Dalam lingkup terdekat, keluarga akan menjamin tersedianya pendidikan dasar dan pengasuhan yang berkualitas bagi anak. Alih-alih tertarik untuk mementingkan eksistensi, orangtua khususnya para ibu akan disibukkan untuk menyiapkan para anak menjadi generasi unggulan yang dilingkupi atmosfir ketakwaan, sebagaimana Allah berfirman :


“Hai orang-orang yang beriman, pelihara lah dirimu dan keluargamu dari api neraka yang bahan bakarnya adalah manusia dan batu; penjaganya malaikat-malaikat yang kasar, keras, dan tidak mendurhakai Allah terhadap apa yang diperintahkan-Nya kepada mereka dan selalu mengerjakan apa yang diperintahkan.” (Qs. At- Tahrim : 66)

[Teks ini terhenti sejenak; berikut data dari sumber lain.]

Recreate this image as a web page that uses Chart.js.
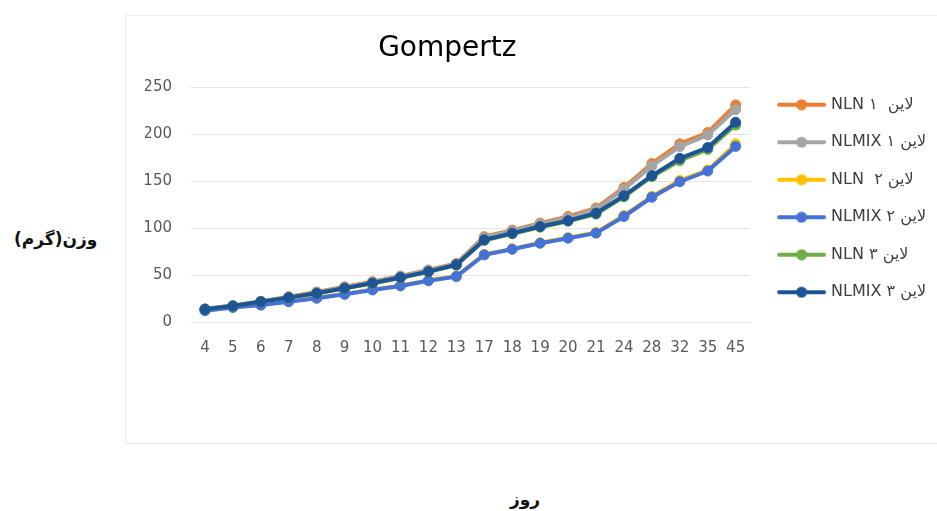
<!DOCTYPE html>
<html>
<head>
<meta charset="utf-8">
<script src="https://cdn.jsdelivr.net/npm/chart.js@4.4.0/dist/chart.umd.min.js"></script>
<style>
  body { margin: 0; background: #fff; }
  #wrap { position: relative; width: 937px; height: 511px; overflow: hidden; }
  #box { position: absolute; left: 125px; top: 15px; width: 830px; height: 427px; border: 1px solid #ececec; }
  #c { position: absolute; left: 125px; top: 15px; }
  .axt { position: absolute; font-family: "DejaVu Sans"; font-weight: bold; font-size: 17px; color: #111; direction: rtl; white-space: nowrap; }
</style>
</head>
<body>
<div id="wrap">
  <div id="box"></div>
  <canvas id="c" width="812" height="367"></canvas>
  <div class="axt" style="left:14px; top:229px;">وزن(گرم)</div>
  <div class="axt" style="left:510px; top:489px;">روز</div>
</div>
<script>
// days on the x axis
const days = ['4', '5', '6', '7', '8', '9', '10', '11', '12', '13', '17', '18', '19', '20', '21', '24', '28', '32', '35', '45'];

// weights
const nln1   = [14, 17.5, 22, 27, 32, 37.5, 43, 49, 55.5, 62.5, 91, 98, 105.5, 112.5, 121.5, 143.5, 169, 190, 202, 231.5];
const nlmix1 = [14, 17.5, 22, 26.5, 31.5, 37, 42.5, 48.5, 55, 62, 90, 97, 104.5, 111, 120, 141.8, 166.5, 187, 199.5, 226.5];
const nln2   = [12.5, 16, 18.5, 22, 25.8, 30, 34.8, 39, 44.5, 49, 72, 78, 84.5, 90, 95.5, 113.5, 134, 151, 162, 190];
const nlmix2 = [12, 15.5, 18, 21.7, 25.3, 29.5, 34.2, 38.5, 44, 48.4, 71.6, 77.6, 84, 89.4, 94.8, 112.5, 133, 149.6, 161, 187.3];
const nln3   = [13.5, 17, 21.5, 26, 30.5, 36, 41, 47, 53.5, 60.5, 87, 94, 101, 107.5, 115, 133.5, 155, 172, 184, 210];
const nlmix3 = [13.5, 17, 21.7, 26, 30.6, 36, 41.5, 47.5, 53.7, 61, 87.6, 94.7, 101.8, 108, 116, 134.6, 156, 174.5, 186, 213];

const names = ['NLN ۱  لاین', 'NLMIX ۱ لاین', 'NLN  ۲ لاین', 'NLMIX ۲ لاین', 'NLN ۳ لاین', 'NLMIX ۳ لاین'];
const values = [nln1, nlmix1, nln2, nlmix2, nln3, nlmix3];
const colors = ['#ED7D31', '#A5A5A5', '#FFC000', '#4472D6', '#70AD47', '#1D5594'];

// legend marker: line with a dot, a bit right of the canvas centre
function makeIcon(color) {
  const c = document.createElement('canvas');
  c.width = 60; c.height = 12;
  const g = c.getContext('2d');
  g.strokeStyle = color; g.lineWidth = 4; g.lineCap = 'round';
  g.beginPath(); g.moveTo(12, 6); g.lineTo(57, 6); g.stroke();
  g.fillStyle = color;
  g.beginPath(); g.arc(34.5, 6, 5.5, 0, Math.PI * 2); g.fill();
  return c;
}
const icons = colors.map(makeIcon);

const font = { family: 'DejaVu Sans', size: 15 };

// keep the title centred over the part left of the legend
const titleShift = {
  id: 'titleShift',
  afterLayout(chart) {
    if (chart.titleBlock && chart.legend) chart.titleBlock.right = chart.legend.left;
  }
};

new Chart(document.getElementById('c'), {
  type: 'line',
  data: {
    labels: days,
    datasets: names.map((n, i) => ({
      label: n,
      data: values[i],
      borderColor: colors[i],
      backgroundColor: colors[i],
      borderWidth: 4,
      pointRadius: 5,
      pointBorderWidth: 1,
      pointHoverRadius: 5,
      order: names.length - i  // last series on top, like Excel
    }))
  },
  plugins: [titleShift],
  options: {
    responsive: false,
    animation: false,
    layout: { padding: { left: 20, right: 1, top: 0, bottom: 0 } },
    plugins: {
      title: {
        display: true,
        text: 'Gompertz',
        color: '#000',
        font: { family: 'DejaVu Sans', size: 28, weight: 'normal' },
        padding: { top: 17, bottom: 22 }
      },
      legend: {
        position: 'right',
        labels: {
          usePointStyle: true,
          pointStyleWidth: 52,
          padding: 21.5,
          color: '#404040',
          font: { family: 'DejaVu Sans', size: 16 },
          generateLabels(chart) {
            const items = Chart.defaults.plugins.legend.labels.generateLabels(chart);
            items.forEach(it => { it.pointStyle = icons[it.datasetIndex]; });
            return items.sort((a, b) => a.datasetIndex - b.datasetIndex);
          }
        }
      },
      tooltip: { enabled: false }
    },
    scales: {
      x: {
        offset: true,
        grid: { display: false },
        border: { display: false },
        ticks: { color: '#595959', font: font, padding: 9, maxRotation: 0, autoSkip: false },
        afterFit(s) { s.height = 60; }
      },
      y: {
        min: 0,
        max: 250,
        ticks: { stepSize: 50, color: '#595959', font: font, padding: 19 },
        grid: { color: '#e4e4e4', drawTicks: false },
        border: { display: false },
        afterFit(s) { s.width = 46; }
      }
    }
  }
});
</script>
</body>
</html>
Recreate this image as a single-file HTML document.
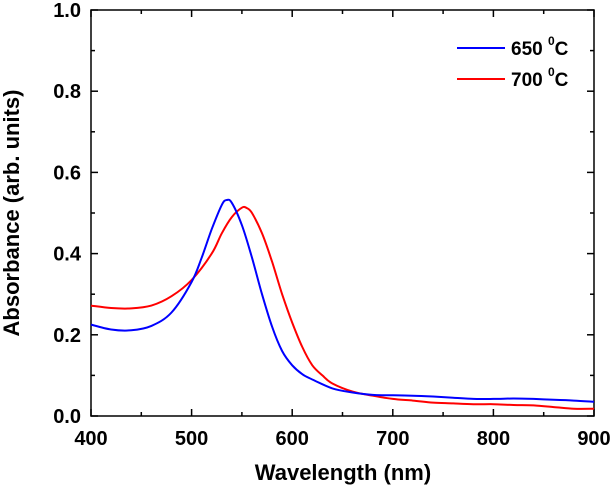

Sementara itu, negara akan mendukung hal tersebut dengan memastikan peran orangtua, baik ayah maupun ibu berjalan sesuai fitrah. Oleh karena itu, negara menjamin penyediaan lapangan pekerjaan bagi setiap ayah sehingga ibu dapat fokus menjalani tanggung jawab utamanya untuk mendidik anak. Dengan demikian, peran dan fungsi keluarga dalam pendidikan anak pun akan berjalan optimal.


Tak hanya itu, negara yang disokong dengan penerapan sistem ekonomi Islam yang kuat, akan mampu menjamin dan memfasilitasi tersedianya seluruh kebutuhan dasar anak yang mencakup layanan pendidikan dan kesehatan gratis serta berkualitas, keamanan, dan lain sebagainya.


Hal tersebut didukung dengan penerapan sistem pendidikan Islam yang kurikulumnya dirancang dari akidah, sehingga output generasi generasi yang dihasilkan jauh dari perilaku maksiat dan pemahaman pemahaman rusak seperti sekulerisme, liberalisme dan lain sebagainya. Sebaliknya, anak akan terbentuk menjadi generasi yang kokoh dan berkarakter mulia.


Begitulah Islam menjamin tuntasnya probelamatika yang dialami para anak. Oleh sebab itu, sudah saatnya Islam kembali diterapkan di muka bumi agar kesejahteraan umat manusia khususnya anak anak dapat terwujud. Wallahu a’lam bi showab.